Par Thierry PÉRONNET (adhérent CGP n° 154)
L’ancien se cache partout y compris sous nos pieds et non pas seulement dans les vieux écrits. Quand on regarde une vue aérienne de Bignoux on remarque rapidement une anomalie dans le plan des routes, dans la répartition des constructions. Il y a un ensemble circulaire qui semble apparaître sans que rien dans le paysage n’influence la disposition urbaine, le terrain est très plat et nul ruisseau n’y serpente. On est sur le plateau calcaire entre les vallées du Clain et de la Vienne. L’association du « Patrimoine Bignolais » possède une vue aérienne datant des années 60, avant l’explosion des constructions nouvelles. Sur cette photo, des jardins dessinent un arc de cercle qui prolonge une courbe de la voie principale, courbe que nul accident du terrain justifie ; l’ensemble formant plus des trois quarts d’un cercle complet.

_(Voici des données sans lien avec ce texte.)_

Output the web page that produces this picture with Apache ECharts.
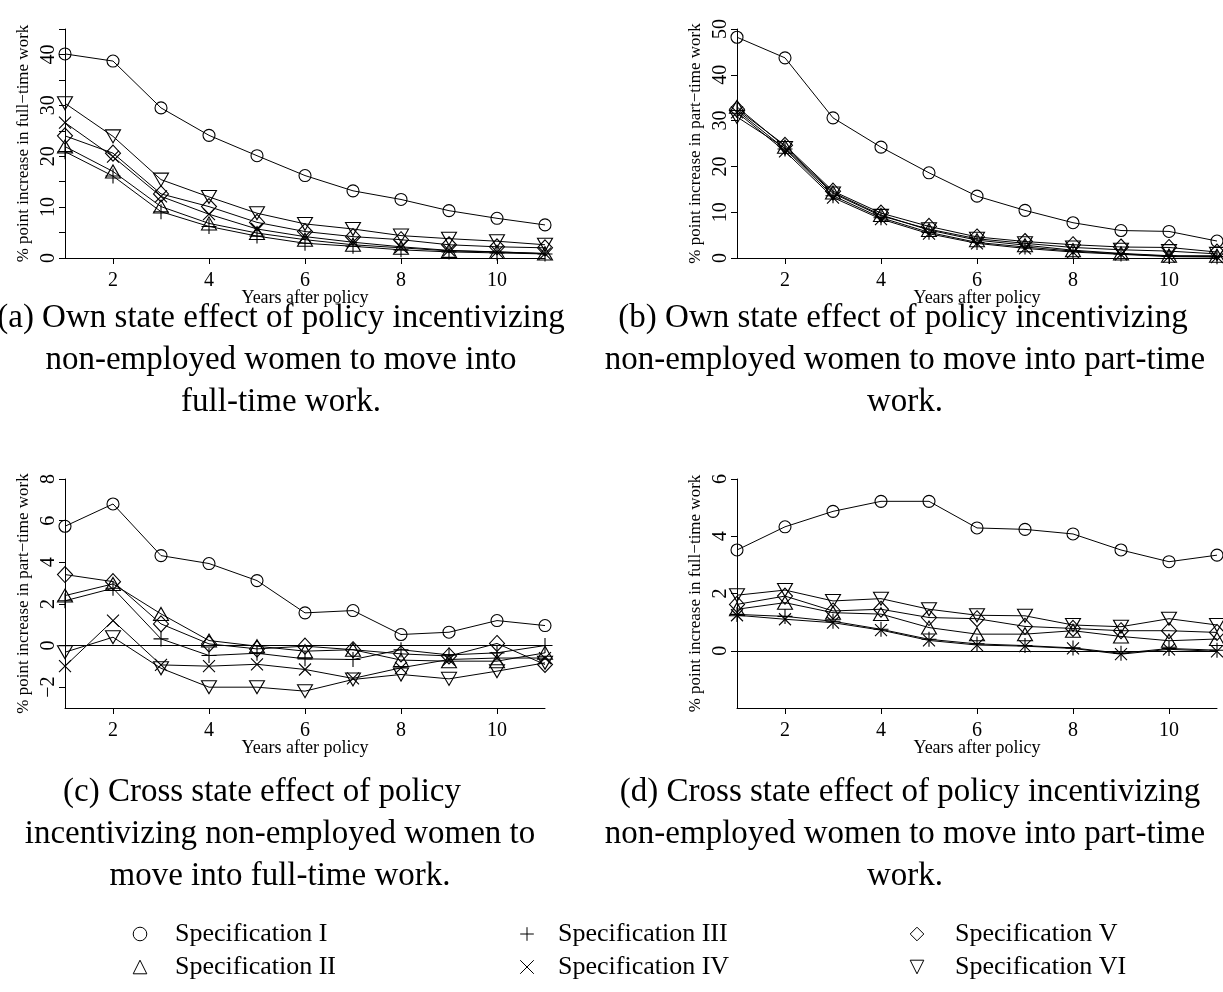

Comment expliquer ce cercle dans le tissu urbain ? Qu’est-ce qui a pu orienter ce singulier plan des propriétés ? Pourquoi la route s’incurve-t-elle sans raison ? Il faut chercher paradoxalement la solution dans la nature sans accident du terrain du centre-bourg de Bignoux et remonter le temps.
À la fin de l’Empire Romain, de la Pax Romana, les campagnes se sont révélées sensibles aux attaques de toutes sortes, armées en marche, bandes de pillards, raids de voisins belliqueux, ambitions de petits seigneurs locaux. La réponse a été de fortifier les villages en utilisant si possible une hauteur géographique. Pour les terrains plats, pour pallier au manque d’éminence naturelle, la solution a été de créer des espaces fortifiés sous forme de motte artificielle surmontée d’un rempart circulaire en rondins de bois, entourée d’un fossé défensif dont l’extraction des matériaux a servi à édifier la motte proprement dite.
Le village de Bignoux a dû posséder une telle infrastructure. Le temps et l’activité humaine ont fini par faire disparaître les éléments hors sol et aplanir le relief artificiel, comme beaucoup de ces constructions dont leur trace peut persister dans le cadastre, dans la disposition des terrains. On peut donc avancer sans trop de crainte que le singulier cercle dans l’espace urbain de Bignoux est à l’emplacement de son château médiéval disparu, l’impasse de la Vallée est son diamètre, elle révèle où devait se trouver l’entrée de ce fort, en son début.
On peut par ailleurs repérer des emplacements similaires mais moins visibles dans les communes de Liniers et de la Chapelle-Moulière proches de Bignoux où des voies de circulation s’incurvent sans raisons apparentes.